THE REQUEST » Show all lines that include the string "with"; copy each one.

DATA TO PROCESS »
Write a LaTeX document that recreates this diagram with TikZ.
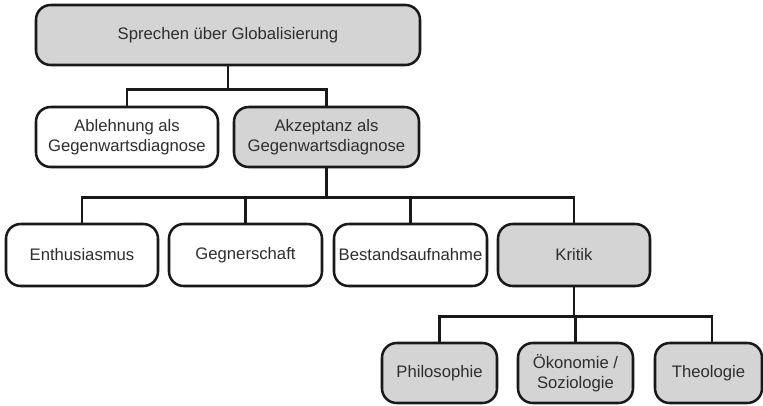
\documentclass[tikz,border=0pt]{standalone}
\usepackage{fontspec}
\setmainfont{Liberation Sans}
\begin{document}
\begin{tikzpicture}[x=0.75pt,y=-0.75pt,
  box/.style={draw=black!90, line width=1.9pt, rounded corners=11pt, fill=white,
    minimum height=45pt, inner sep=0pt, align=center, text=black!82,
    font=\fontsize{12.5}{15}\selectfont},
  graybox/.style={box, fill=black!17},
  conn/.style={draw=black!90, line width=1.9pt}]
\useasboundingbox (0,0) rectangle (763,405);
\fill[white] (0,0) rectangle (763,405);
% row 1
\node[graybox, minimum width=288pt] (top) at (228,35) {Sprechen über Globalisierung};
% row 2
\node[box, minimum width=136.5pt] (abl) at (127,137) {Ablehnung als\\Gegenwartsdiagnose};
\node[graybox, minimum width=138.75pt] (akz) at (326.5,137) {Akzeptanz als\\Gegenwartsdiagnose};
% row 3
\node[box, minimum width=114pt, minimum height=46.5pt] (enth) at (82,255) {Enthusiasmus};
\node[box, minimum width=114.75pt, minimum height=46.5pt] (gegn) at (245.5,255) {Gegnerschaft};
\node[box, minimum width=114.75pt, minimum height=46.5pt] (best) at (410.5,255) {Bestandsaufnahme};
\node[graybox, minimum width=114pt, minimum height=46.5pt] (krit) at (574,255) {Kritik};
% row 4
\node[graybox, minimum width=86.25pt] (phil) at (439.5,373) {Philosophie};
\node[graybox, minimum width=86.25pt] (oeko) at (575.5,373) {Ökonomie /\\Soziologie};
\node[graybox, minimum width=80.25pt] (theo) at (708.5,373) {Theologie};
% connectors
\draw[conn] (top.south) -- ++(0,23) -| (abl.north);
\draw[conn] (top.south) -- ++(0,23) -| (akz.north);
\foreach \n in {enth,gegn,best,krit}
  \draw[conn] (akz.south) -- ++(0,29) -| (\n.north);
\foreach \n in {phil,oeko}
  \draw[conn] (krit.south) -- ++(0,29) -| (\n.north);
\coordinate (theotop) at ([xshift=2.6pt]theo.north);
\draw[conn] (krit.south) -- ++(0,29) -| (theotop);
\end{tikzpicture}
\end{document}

--

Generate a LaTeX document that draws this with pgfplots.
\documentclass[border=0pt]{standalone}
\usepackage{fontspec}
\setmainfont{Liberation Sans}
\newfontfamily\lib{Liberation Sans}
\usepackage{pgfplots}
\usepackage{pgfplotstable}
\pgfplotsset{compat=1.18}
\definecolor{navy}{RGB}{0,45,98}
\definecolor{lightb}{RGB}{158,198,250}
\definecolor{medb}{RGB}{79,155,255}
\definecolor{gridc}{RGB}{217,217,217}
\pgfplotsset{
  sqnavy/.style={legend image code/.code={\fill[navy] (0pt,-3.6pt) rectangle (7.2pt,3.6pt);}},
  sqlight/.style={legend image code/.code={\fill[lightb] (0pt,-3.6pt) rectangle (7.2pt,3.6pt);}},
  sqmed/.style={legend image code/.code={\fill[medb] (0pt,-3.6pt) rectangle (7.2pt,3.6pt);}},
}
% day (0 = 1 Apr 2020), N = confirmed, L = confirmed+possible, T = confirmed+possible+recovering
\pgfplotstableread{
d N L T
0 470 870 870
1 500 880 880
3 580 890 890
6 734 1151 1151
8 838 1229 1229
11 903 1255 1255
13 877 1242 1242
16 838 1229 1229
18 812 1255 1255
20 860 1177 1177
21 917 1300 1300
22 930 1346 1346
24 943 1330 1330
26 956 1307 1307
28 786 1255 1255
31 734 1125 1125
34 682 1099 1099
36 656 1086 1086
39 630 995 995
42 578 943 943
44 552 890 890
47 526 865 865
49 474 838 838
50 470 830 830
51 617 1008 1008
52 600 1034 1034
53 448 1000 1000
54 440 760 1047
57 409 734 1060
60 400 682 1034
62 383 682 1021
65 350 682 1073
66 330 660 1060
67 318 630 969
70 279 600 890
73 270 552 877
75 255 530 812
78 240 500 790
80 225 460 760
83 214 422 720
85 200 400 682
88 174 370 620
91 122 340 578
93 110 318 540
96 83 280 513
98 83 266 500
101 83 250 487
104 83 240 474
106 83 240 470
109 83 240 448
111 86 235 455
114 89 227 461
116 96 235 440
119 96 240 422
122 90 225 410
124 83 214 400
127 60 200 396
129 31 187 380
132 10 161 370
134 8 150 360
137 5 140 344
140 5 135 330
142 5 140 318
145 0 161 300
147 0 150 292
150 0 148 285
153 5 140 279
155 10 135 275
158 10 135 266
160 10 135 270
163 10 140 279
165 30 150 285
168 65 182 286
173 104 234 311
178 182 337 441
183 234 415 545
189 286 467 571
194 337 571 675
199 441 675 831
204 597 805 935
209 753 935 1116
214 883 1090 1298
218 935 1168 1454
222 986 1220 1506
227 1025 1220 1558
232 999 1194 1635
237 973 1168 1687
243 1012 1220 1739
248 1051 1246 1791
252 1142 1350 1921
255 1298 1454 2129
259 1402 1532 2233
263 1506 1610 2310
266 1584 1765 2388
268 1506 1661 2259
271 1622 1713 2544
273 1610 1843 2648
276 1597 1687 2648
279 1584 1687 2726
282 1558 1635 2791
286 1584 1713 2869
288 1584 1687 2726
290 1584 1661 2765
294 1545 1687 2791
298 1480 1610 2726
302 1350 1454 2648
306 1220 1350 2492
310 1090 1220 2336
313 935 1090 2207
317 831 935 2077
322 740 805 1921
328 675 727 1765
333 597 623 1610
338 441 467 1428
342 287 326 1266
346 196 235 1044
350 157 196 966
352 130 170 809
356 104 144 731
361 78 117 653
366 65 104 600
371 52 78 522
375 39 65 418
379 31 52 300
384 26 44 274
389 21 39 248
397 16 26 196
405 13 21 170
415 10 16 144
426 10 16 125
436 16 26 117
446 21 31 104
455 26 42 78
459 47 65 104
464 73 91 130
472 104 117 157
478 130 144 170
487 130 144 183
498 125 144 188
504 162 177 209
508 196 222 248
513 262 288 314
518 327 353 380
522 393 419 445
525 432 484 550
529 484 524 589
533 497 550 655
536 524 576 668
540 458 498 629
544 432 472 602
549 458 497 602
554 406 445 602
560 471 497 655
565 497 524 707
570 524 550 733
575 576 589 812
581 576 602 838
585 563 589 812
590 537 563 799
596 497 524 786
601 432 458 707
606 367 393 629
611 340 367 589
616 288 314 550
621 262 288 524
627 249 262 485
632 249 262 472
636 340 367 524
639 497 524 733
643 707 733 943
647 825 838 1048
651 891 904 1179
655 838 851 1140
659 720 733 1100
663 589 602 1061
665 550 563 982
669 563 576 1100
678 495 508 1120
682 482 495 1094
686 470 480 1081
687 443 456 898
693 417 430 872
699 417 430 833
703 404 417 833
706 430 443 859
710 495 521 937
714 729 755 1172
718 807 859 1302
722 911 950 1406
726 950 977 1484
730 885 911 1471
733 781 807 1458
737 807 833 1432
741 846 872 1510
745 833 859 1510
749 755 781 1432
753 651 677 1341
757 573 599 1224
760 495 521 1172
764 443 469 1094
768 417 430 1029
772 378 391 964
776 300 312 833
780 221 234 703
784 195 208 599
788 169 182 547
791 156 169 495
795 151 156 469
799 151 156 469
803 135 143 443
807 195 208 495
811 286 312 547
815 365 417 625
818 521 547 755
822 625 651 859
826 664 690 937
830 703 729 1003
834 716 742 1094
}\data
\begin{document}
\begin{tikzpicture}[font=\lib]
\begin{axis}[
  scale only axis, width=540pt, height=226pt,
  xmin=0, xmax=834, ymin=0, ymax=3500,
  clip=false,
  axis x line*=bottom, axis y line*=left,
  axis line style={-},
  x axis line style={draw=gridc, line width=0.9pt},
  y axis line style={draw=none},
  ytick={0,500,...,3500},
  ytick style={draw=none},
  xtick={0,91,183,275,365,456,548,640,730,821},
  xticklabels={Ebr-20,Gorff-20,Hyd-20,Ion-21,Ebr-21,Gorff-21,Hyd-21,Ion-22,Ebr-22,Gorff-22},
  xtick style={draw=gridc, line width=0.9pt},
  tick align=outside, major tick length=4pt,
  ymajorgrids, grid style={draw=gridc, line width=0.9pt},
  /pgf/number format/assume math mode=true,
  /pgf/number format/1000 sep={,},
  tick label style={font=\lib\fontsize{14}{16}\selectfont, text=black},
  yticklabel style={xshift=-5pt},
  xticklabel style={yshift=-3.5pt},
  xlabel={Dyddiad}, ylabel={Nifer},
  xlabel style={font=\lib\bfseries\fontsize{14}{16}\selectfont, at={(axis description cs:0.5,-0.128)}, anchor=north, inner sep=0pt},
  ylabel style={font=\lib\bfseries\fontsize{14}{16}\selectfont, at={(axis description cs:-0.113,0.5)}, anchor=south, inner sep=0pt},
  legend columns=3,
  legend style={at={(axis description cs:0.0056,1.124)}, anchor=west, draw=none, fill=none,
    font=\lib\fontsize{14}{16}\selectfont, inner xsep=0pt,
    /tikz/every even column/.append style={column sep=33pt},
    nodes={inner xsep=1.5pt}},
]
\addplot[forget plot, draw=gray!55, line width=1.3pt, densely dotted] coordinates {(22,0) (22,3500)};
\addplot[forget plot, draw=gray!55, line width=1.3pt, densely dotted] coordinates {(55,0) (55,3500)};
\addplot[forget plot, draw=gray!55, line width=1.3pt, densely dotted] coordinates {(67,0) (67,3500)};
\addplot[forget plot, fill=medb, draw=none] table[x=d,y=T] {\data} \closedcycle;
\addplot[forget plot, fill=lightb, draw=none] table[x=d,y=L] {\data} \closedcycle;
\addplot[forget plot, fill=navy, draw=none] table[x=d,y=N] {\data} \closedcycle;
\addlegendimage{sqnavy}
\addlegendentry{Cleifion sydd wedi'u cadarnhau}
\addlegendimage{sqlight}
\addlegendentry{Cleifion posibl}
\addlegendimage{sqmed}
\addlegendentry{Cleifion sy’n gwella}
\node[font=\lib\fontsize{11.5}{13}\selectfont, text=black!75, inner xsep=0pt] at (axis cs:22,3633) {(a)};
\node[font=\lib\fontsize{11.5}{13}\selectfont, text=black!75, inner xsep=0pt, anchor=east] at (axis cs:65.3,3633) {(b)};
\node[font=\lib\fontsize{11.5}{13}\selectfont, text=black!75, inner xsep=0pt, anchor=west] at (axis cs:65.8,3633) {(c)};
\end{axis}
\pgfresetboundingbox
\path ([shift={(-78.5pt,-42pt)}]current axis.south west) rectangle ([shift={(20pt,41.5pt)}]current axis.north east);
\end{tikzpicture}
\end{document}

EXERCISE SOLUTION »
Write a LaTeX document that recreates this diagram with TikZ.
Generate a LaTeX document that draws this with pgfplots.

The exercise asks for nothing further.